Astronomers recently witnessed yet another ho-hum explosion of a star, or so they had thought..
Stars are fairly common near the centers of pairs of colliding galaxies, as are supermassive black holes. What happens when the two objects approach each other? The story begins when the star that is central to this week's story appeared to fall right on top of a black hole, at which point it released large amounts of X-rays.
This signature is typical of an exploding star, which is also a relatively common phenomenon in the centers of galaxies. On tracking this supernova over a ten-year period, however, the star did not show the attributes typical of others.

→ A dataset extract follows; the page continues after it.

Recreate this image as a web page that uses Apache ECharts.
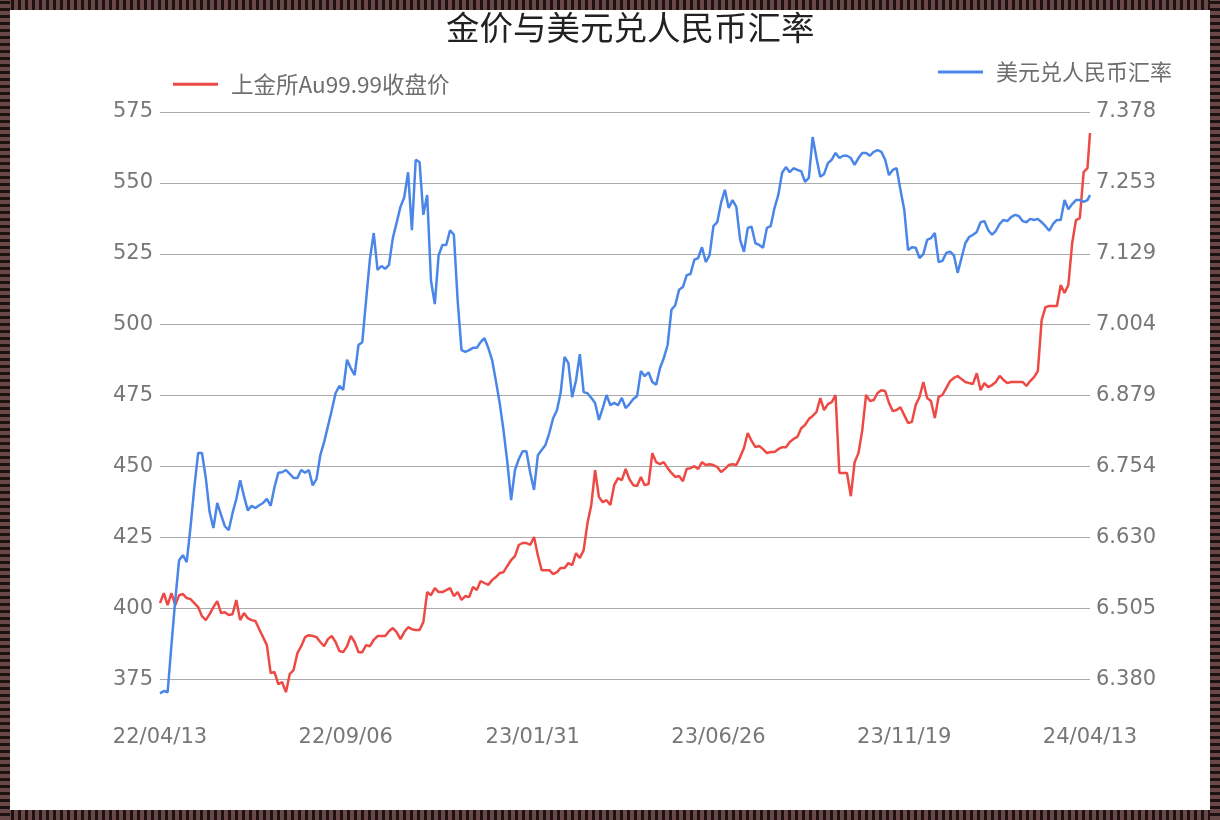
<!DOCTYPE html>
<html>
<head>
<meta charset="utf-8">
<script src="https://cdn.jsdelivr.net/npm/echarts@6/dist/echarts.min.js"></script>
<style>
  html, body { margin: 0; padding: 0; background: #fff; }
  #wrap { position: relative; width: 1220px; height: 820px; }
  #chart { position: absolute; left: 0; top: 0; width: 1220px; height: 820px; }
  .bd { position: absolute; pointer-events: none; }
  .bt, .bb { left: 0; width: 1220px; height: 10px;
    background: repeating-linear-gradient(90deg, #6a4848 0px, #6a4848 4px, #1c1212 4px, #1c1212 7px); }
  .bt { top: 0; } .bb { top: 810px; }
  .bl, .br { top: 0; width: 10px; height: 820px;
    background: repeating-linear-gradient(0deg, #6a4848 0px, #6a4848 4px, #1c1212 4px, #1c1212 7px); }
  .bl { left: 0; } .br { left: 1210px; }
</style>
</head>
<body>
<div id="wrap">
  <div id="chart"></div>
  <div class="bd bt"></div><div class="bd bb"></div><div class="bd bl"></div><div class="bd br"></div>
</div>
<script>
// ---- data ----
const titleText = '金价与美元兑人民币汇率';
const goldName = '上金所Au99.99收盘价';
const usdName = '美元兑人民币汇率';

// sampling: every 3 calendar days from 2022-04-13, plus the final day 2024-04-13
const startDate = [2022, 4, 13];
const stepDays = 3;
const endDate = [2024, 4, 13];

const goldValues = [
  401.8,405.3,401.1,405.3,401.1,404.6,405.0,403.6,403.2,401.8,
  400.4,397.2,395.8,397.9,400.4,402.5,398.3,398.6,397.6,397.9,
  402.9,395.8,398.3,396.5,395.8,395.5,392.6,389.8,387.0,377.1,
  377.5,373.2,373.9,370.4,376.8,378.2,384.2,386.6,389.8,390.5,
  390.2,389.8,388.1,386.6,389.1,390.2,388.1,384.9,384.5,386.6,
  390.2,388.1,384.5,384.5,387.0,386.6,388.8,390.2,390.2,390.2,
  391.9,393.0,391.6,389.1,391.6,393.3,392.6,392.3,392.3,395.1,
  405.7,404.6,407.1,405.7,405.7,406.4,407.1,404.3,405.7,402.9,
  404.3,403.9,407.5,406.4,409.6,408.9,408.2,409.9,411.0,412.4,
  412.7,414.9,417.0,418.4,422.3,423.0,423.0,422.3,425.1,418.7,
  413.4,413.4,413.4,412.0,412.7,414.2,414.2,415.9,415.2,419.4,
  417.7,420.5,430.0,436.4,448.7,439.2,437.4,438.1,436.4,443.4,
  445.9,445.2,449.1,445.5,443.4,443.1,446.3,443.4,443.8,454.7,
  451.5,450.8,451.5,449.4,447.7,446.3,446.6,444.8,449.1,449.4,
  450.1,449.1,451.5,450.5,450.8,450.5,449.8,448.0,449.1,450.5,
  450.8,450.5,453.3,456.5,461.8,459.0,456.8,457.2,456.1,454.7,
  455.1,455.1,456.1,456.8,456.8,458.6,459.7,460.4,463.5,464.6,
  466.7,467.8,469.2,474.1,469.9,472.0,472.7,475.2,447.7,447.7,
  447.7,439.5,451.5,454.7,462.8,475.2,473.1,473.4,475.9,476.9,
  476.6,472.4,469.5,469.9,470.9,468.1,465.3,465.7,471.7,474.5,
  479.8,474.1,473.1,467.1,474.5,475.2,477.6,480.1,481.2,481.9,
  480.8,479.8,479.4,479.1,482.9,476.9,479.4,478.0,478.7,479.8,
  481.9,480.5,479.4,479.8,479.8,479.8,479.8,478.4,480.1,481.5,
  483.6,501.6,506.2,506.6,506.6,506.6,514.0,511.2,514.0,528.8,
  536.9,537.6,553.8,555.2,
  567.6
];

const usdValues = [
  6.355,6.359,6.357,6.440,6.519,6.589,6.598,6.586,6.648,6.718,
  6.778,6.778,6.734,6.674,6.646,6.690,6.669,6.649,6.642,6.672,
  6.697,6.730,6.702,6.677,6.685,6.681,6.686,6.690,6.697,6.685,
  6.718,6.743,6.744,6.748,6.741,6.734,6.734,6.748,6.743,6.748,
  6.721,6.732,6.774,6.797,6.825,6.853,6.883,6.896,6.889,6.942,
  6.927,6.915,6.968,6.973,7.047,7.119,7.165,7.100,7.107,7.102,
  7.109,7.156,7.183,7.211,7.228,7.272,7.170,7.294,7.290,7.197,
  7.232,7.081,7.040,7.126,7.144,7.144,7.170,7.162,7.045,6.959,
  6.956,6.959,6.963,6.963,6.973,6.980,6.963,6.942,6.905,6.866,
  6.818,6.762,6.695,6.748,6.767,6.781,6.781,6.743,6.713,6.774,
  6.783,6.792,6.813,6.839,6.853,6.885,6.947,6.936,6.876,6.906,
  6.952,6.885,6.883,6.875,6.866,6.836,6.857,6.880,6.862,6.866,
  6.862,6.875,6.857,6.864,6.873,6.878,6.922,6.913,6.920,6.903,
  6.898,6.927,6.945,6.968,7.030,7.038,7.065,7.070,7.091,7.093,
  7.118,7.121,7.140,7.114,7.126,7.177,7.184,7.218,7.241,7.209,
  7.223,7.211,7.153,7.132,7.174,7.176,7.147,7.144,7.139,7.174,
  7.177,7.209,7.232,7.271,7.281,7.272,7.279,7.276,7.274,7.255,
  7.262,7.334,7.297,7.264,7.269,7.288,7.294,7.306,7.297,7.301,
  7.301,7.297,7.285,7.297,7.306,7.306,7.301,7.308,7.311,7.308,
  7.294,7.267,7.276,7.279,7.241,7.206,7.135,7.140,7.139,7.121,
  7.128,7.153,7.156,7.165,7.114,7.116,7.130,7.132,7.126,7.095,
  7.121,7.147,7.158,7.162,7.167,7.184,7.186,7.170,7.162,7.169,
  7.181,7.188,7.186,7.193,7.197,7.195,7.186,7.184,7.190,7.188,
  7.190,7.184,7.177,7.169,7.181,7.188,7.188,7.223,7.207,7.216,
  7.223,7.223,7.220,7.223,
  7.232
];

const xTickDates = ['2022-04-13','2022-09-06','2023-01-31','2023-06-26','2023-11-19','2024-04-13'];
const xTickLabels = ['22/04/13','22/09/06','23/01/31','23/06/26','23/11/19','24/04/13'];
const leftTickLabels = ['375','400','425','450','475','500','525','550','575'];
const rightTickLabels = ['6.380','6.505','6.630','6.754','6.879','7.004','7.129','7.253','7.378'];

// ---- build ----
function ts(y, m, d) { return new Date(y, m - 1, d).getTime(); }
function parseDay(s) { const p = s.split('-').map(Number); return ts(p[0], p[1], p[2]); }

const dates = [];
for (let i = 0; i < goldValues.length - 1; i++) {
  dates.push(ts(startDate[0], startDate[1], startDate[2] + stepDays * i));
}
dates.push(ts(endDate[0], endDate[1], endDate[2]));

const goldData = dates.map((t, i) => [t, goldValues[i]]);
const usdData = dates.map((t, i) => [t, usdValues[i]]);
const xTickTs = xTickDates.map(parseDay);

const leftStep = Number(leftTickLabels[1]) - Number(leftTickLabels[0]);
const leftMin = Number(leftTickLabels[0]) - leftStep;
const leftMax = Number(leftTickLabels[leftTickLabels.length - 1]);
const rightStep = (Number(rightTickLabels[rightTickLabels.length - 1]) - Number(rightTickLabels[0])) / (rightTickLabels.length - 1);
const rightMin = Number(rightTickLabels[0]) - rightStep;
const rightMax = Number(rightTickLabels[rightTickLabels.length - 1]);

function nearestLabel(values, labels, v) {
  let best = 0, bd = Infinity;
  values.forEach((t, i) => { const d = Math.abs(t - v); if (d < bd) { bd = d; best = i; } });
  return labels[best];
}

const axisFont = 'DejaVu Sans, Noto Sans CJK SC, sans-serif';
const cjkFont = 'Noto Sans CJK SC, DejaVu Sans, sans-serif';
const labelColor = '#777';

const chart = echarts.init(document.getElementById('chart'), null, { renderer: 'canvas' });
chart.setOption({
  animation: false,
  backgroundColor: '#fff',
  title: {
    text: titleText,
    left: 441,
    top: 6,
    textStyle: { fontSize: 33.5, fontWeight: 'normal', color: '#222', fontFamily: cjkFont }
  },
  legend: [
    {
      data: [goldName], left: 168, top: 68,
      icon: 'rect', itemWidth: 45, itemHeight: 3,
      textStyle: { fontSize: 22.5, color: '#6e6e6e', fontFamily: cjkFont, padding: [0, 0, 0, 8] }
    },
    {
      data: [usdName], left: 933, top: 56,
      icon: 'rect', itemWidth: 45, itemHeight: 3,
      textStyle: { fontSize: 22, color: '#6e6e6e', fontFamily: cjkFont, padding: [0, 0, 0, 8] }
    }
  ],
  grid: { left: 160, right: 130, top: 112, bottom: 70, containLabel: false },
  xAxis: {
    type: 'value',
    min: dates[0],
    max: dates[dates.length - 1],
    offset: -30,
    axisLine: { show: false },
    axisTick: { show: false },
    splitLine: { show: false },
    axisLabel: {
      customValues: xTickTs,
      formatter: function (v) { return nearestLabel(xTickTs, xTickLabels, v); },
      fontSize: 21, color: labelColor, fontFamily: axisFont, margin: 7
    }
  },
  yAxis: [
    {
      type: 'value', position: 'left',
      min: leftMin, max: leftMax, interval: leftStep,
      axisLine: { show: false }, axisTick: { show: false },
      axisLabel: {
        showMinLabel: false, fontSize: 21, color: labelColor, fontFamily: axisFont, margin: 7,
        formatter: function (v) { return nearestLabel(leftTickLabels.map(Number), leftTickLabels, v); }
      },
      splitLine: { show: true, showMinLine: false, lineStyle: { color: '#aaa', width: 1 } }
    },
    {
      type: 'value', position: 'right',
      min: rightMin, max: rightMax,
      axisLine: { show: false }, axisTick: { show: false },
      splitLine: { show: false },
      axisLabel: {
        customValues: rightTickLabels.map(Number),
        formatter: function (v) { return nearestLabel(rightTickLabels.map(Number), rightTickLabels, v); },
        fontSize: 21, color: labelColor, fontFamily: axisFont, margin: 6
      }
    }
  ],
  series: [
    {
      name: goldName, type: 'line', yAxisIndex: 0, data: goldData,
      showSymbol: false, symbol: 'none',
      lineStyle: { color: '#ee4a45', width: 2.5 }, itemStyle: { color: '#ee4a45' }
    },
    {
      name: usdName, type: 'line', yAxisIndex: 1, data: usdData,
      showSymbol: false, symbol: 'none',
      lineStyle: { color: '#4a86e8', width: 2.5 }, itemStyle: { color: '#4a86e8' }
    }
  ]
});
</script>
</body>
</html>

It did not fade away over time as its energy dissipated, but instead formed into a long radio jet similar in appearance to a jet trail of an airplane passing overhead.
According to the results of a long-term study led by Seppo Mattila of the University of Turku in Finland, and Miguel Perez-Torres of the Astrophysical Institute of Andalusia in Spain, the answer to the mysterious circumstances of this stellar death is far from pedestrian.
By analyzing the radio jet and other observations taken in infrared colors, or heat, they discovered that the black hole that neighbored the ill-fated star was not a passive observer of the supernova. Rather, the scenario that fits the data best is that a portion of the star was consumed by the supermassive black hole, while another portion was stretched like taffy by the black hole into a long spaghetti-like stream of stellar material which we now see as the radio jet.
This is a rare detection of what astronomers call a "tidal disruption event," in which a black hole is caught disrupting a star. Such events may be relatively common especially in the centers of galaxies, and also usually hidden from our view.